Cuando vivía lejos de mi país de origen, me transformé en el blanco de comentarios mal intencionados por razones que solo podía pensar eran raciales o étnicos y culturales. De joven había conocido ese tipo de prejuicio, habiendo sido acosada en mi propia escuela muchas veces por elegir o defender a una amiga que no tenía un color de piel lo suficientemente oscuro (que era lo más aceptado por los nativos o en parte nativos del área). Pero en este caso, al estar lejos de ambientes conocidos y amigos cercanos, me sentía muy herida y sola.
Como una semilla que vuela sobre rocas áridas en busca de un lugar donde arraigarse, yo trataba con desesperación de sentirme parte de la comunidad. Y así como una semilla a veces es preparada para germinar por medio del fuego, yo estaba por ver cómo, aquello que en el momento parece ser una situación aterradora, no puede verdaderamente hacernos daño, sino que acerca más el pensamiento a Dios y Su inmaculado designio de amor.

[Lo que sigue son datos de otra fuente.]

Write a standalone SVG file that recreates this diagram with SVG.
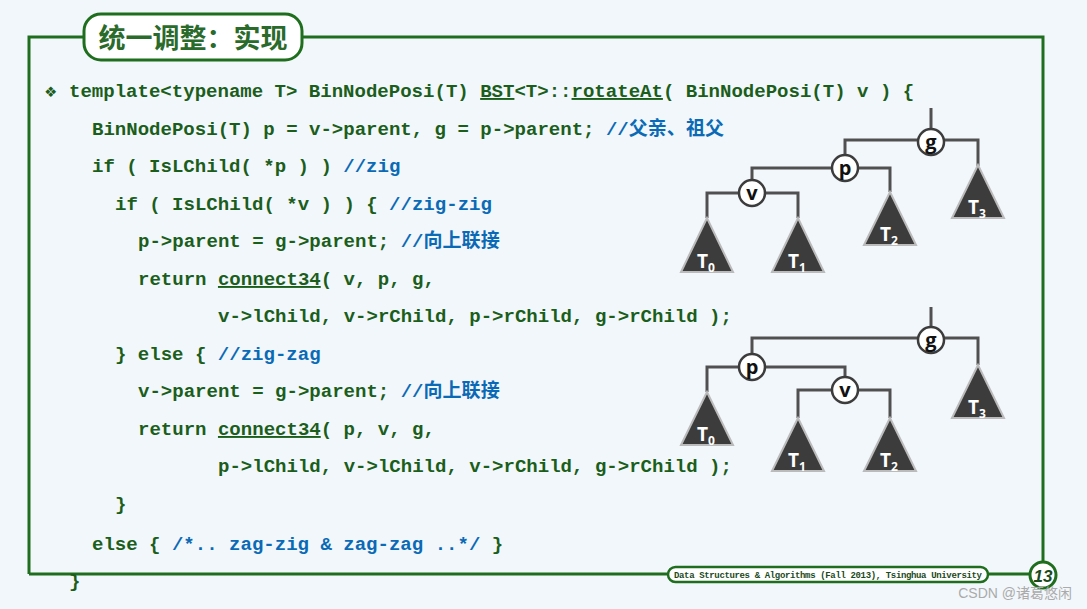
<svg xmlns="http://www.w3.org/2000/svg" width="1087" height="609" viewBox="0 0 1087 609">
<style>
.c{font-family:"Liberation Mono","DejaVu Sans Mono",monospace;font-weight:bold;font-size:19.05px;fill:#1b5e1b;white-space:pre}
.b{fill:#0b6ab5}
.cj{font-family:"Noto Sans CJK SC",sans-serif}
.u{text-decoration:underline}
.fr{stroke:#1e6e1e;stroke-width:3;fill:none}
.e{stroke:#505050;stroke-width:3;fill:none}
.t{fill:#3c3c3c;stroke:#bbbbbb;stroke-width:2}
.n{fill:#fff;stroke:#3c3c3c;stroke-width:2.5}
.nl{font-family:"Open Sans","DejaVu Sans",sans-serif;font-weight:bold;font-size:20px;fill:#111;text-anchor:middle}
.tl{font-family:"Open Sans","DejaVu Sans",sans-serif;font-weight:bold;font-size:19px;fill:#fff}
.ts{font-size:12px}
</style>
<rect width="1087" height="609" fill="#f2f7fb"/>
<g id="frame">
<path class="fr" d="M29 574V37H1043V562M29 574H668"/>
<rect x="84" y="14" width="218" height="46" rx="17" fill="#fff" stroke="#1e6e1e" stroke-width="3"/>
<text x="193" y="48" text-anchor="middle" font-family="Noto Sans CJK SC,sans-serif" font-weight="bold" font-size="27" fill="#2a6a2a">统一调整：实现</text>
<rect x="668" y="567" width="320" height="15" rx="7.5" fill="#fff" stroke="#1e6e1e" stroke-width="2.5"/>
<path class="fr" d="M988 574H1030"/>
<text x="828" y="578" text-anchor="middle" font-family="Liberation Mono,monospace" font-weight="bold" font-size="9" fill="#1b4a1b" textLength="308">Data Structures &amp; Algorithms (Fall 2013), Tsinghua University</text>
<circle cx="1043" cy="575" r="13" fill="#fff" stroke="#1e6e1e" stroke-width="3"/>
<text x="1043" y="582" text-anchor="middle" font-family="Liberation Sans,sans-serif" font-style="italic" font-weight="bold" font-size="17" fill="#1b4a1b">13</text>
<text x="1072" y="598" text-anchor="end" font-family="Liberation Sans,Noto Sans CJK SC,sans-serif" font-size="14" fill="#aaa">CSDN @诸葛悠闲</text>
</g>
<g id="code">
<text x="45" y="97" class="c"><tspan font-size="19">❖</tspan></text>
<text x="69" y="97" class="c">template&lt;typename T&gt; BinNodePosi(T) <tspan class="u">BST</tspan>&lt;T&gt;::<tspan class="u">rotateAt</tspan>( BinNodePosi(T) v ) {</text>
<text x="92" y="135" class="c">BinNodePosi(T) p = v-&gt;parent, g = p-&gt;parent; <tspan class="b">//<tspan class="cj">父亲、祖父</tspan></tspan></text>
<text x="92" y="172" class="c">if ( IsLChild( *p ) ) <tspan class="b">//zig</tspan></text>
<text x="115" y="210" class="c">if ( IsLChild( *v ) ) { <tspan class="b">//zig-zig</tspan></text>
<text x="138" y="247" class="c">p-&gt;parent = g-&gt;parent; <tspan class="b">//<tspan class="cj">向上联接</tspan></tspan></text>
<text x="138" y="285" class="c">return <tspan class="u">connect34</tspan>( v, p, g,</text>
<text x="218" y="322" class="c">v-&gt;lChild, v-&gt;rChild, p-&gt;rChild, g-&gt;rChild );</text>
<text x="115" y="360" class="c">} else { <tspan class="b">//zig-zag</tspan></text>
<text x="138" y="397" class="c">v-&gt;parent = g-&gt;parent; <tspan class="b">//<tspan class="cj">向上联接</tspan></tspan></text>
<text x="138" y="435" class="c">return <tspan class="u">connect34</tspan>( p, v, g,</text>
<text x="218" y="472" class="c">p-&gt;lChild, v-&gt;lChild, v-&gt;rChild, g-&gt;rChild );</text>
<text x="115" y="510" class="c">}</text>
<text x="92" y="550" class="c">else { <tspan class="b">/*.. zag-zig &amp; zag-zag ..*/</tspan> }</text>
<text x="69" y="587" class="c">}</text>
</g>
<g id="connectors">
<path class="e" d="M931 108V142M845 168V140H978V166M752 193V168H890V192M707 218V193H798V218"/>
<path class="e" d="M931 307V340M752 367V338H978V365M707 392V367H845V390M798 418V390H890V418"/>
</g>
<g id="tree1">
<polygon class="t" points="707,218 681,272 733,272"/><text x="697" y="268" class="tl">T<tspan class="ts" dy="4">0</tspan></text>
<polygon class="t" points="798,218 772,272 824,272"/><text x="788" y="268" class="tl">T<tspan class="ts" dy="4">1</tspan></text>
<polygon class="t" points="890,192 864,245 916,245"/><text x="880" y="241" class="tl">T<tspan class="ts" dy="4">2</tspan></text>
<polygon class="t" points="978,165 952,218 1004,218"/><text x="968" y="214" class="tl">T<tspan class="ts" dy="4">3</tspan></text>
<g id="g1"><circle class="n" cx="931" cy="142" r="13"/><text class="nl" x="931" y="149">g</text></g>
<g id="p1"><circle class="n" cx="845" cy="168" r="13"/><text class="nl" x="845" y="175">p</text></g>
<g id="v1"><circle class="n" cx="752" cy="193" r="13"/><text class="nl" x="752" y="200">v</text></g>
</g>
<g id="tree2">
<polygon class="t" points="707,392 681,445 733,445"/><text x="697" y="441" class="tl">T<tspan class="ts" dy="4">0</tspan></text>
<polygon class="t" points="798,418 772,471 824,471"/><text x="788" y="467" class="tl">T<tspan class="ts" dy="4">1</tspan></text>
<polygon class="t" points="890,418 864,471 916,471"/><text x="880" y="467" class="tl">T<tspan class="ts" dy="4">2</tspan></text>
<polygon class="t" points="978,365 952,418 1004,418"/><text x="968" y="414" class="tl">T<tspan class="ts" dy="4">3</tspan></text>
<g id="g2"><circle class="n" cx="931" cy="340" r="13"/><text class="nl" x="931" y="347">g</text></g>
<g id="p2"><circle class="n" cx="752" cy="367" r="13"/><text class="nl" x="752" y="374">p</text></g>
<g id="v2"><circle class="n" cx="845" cy="390" r="13"/><text class="nl" x="845" y="397">v</text></g>
</g>
</svg>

Las palabras que resuenan con verdades espirituales han sido capaces de producir un bien tremendo. En efecto, cuando era joven había enfrentado situaciones difíciles, y mi corazón fue reconfortado muchas veces por las palabras que superan la ignorancia, la mezquindad y la persecución humanas, y señalan o declaran la unidad y hermandad de toda la humanidad. Las palabras de San Pablo particularmente liberaron mi pensamiento del desaliento: “No hay judío ni griego; no hay esclavo ni libre; no hay hombre ni mujer; porque todos sois uno en Cristo Jesús”. (Gálatas 3:28, LBLA).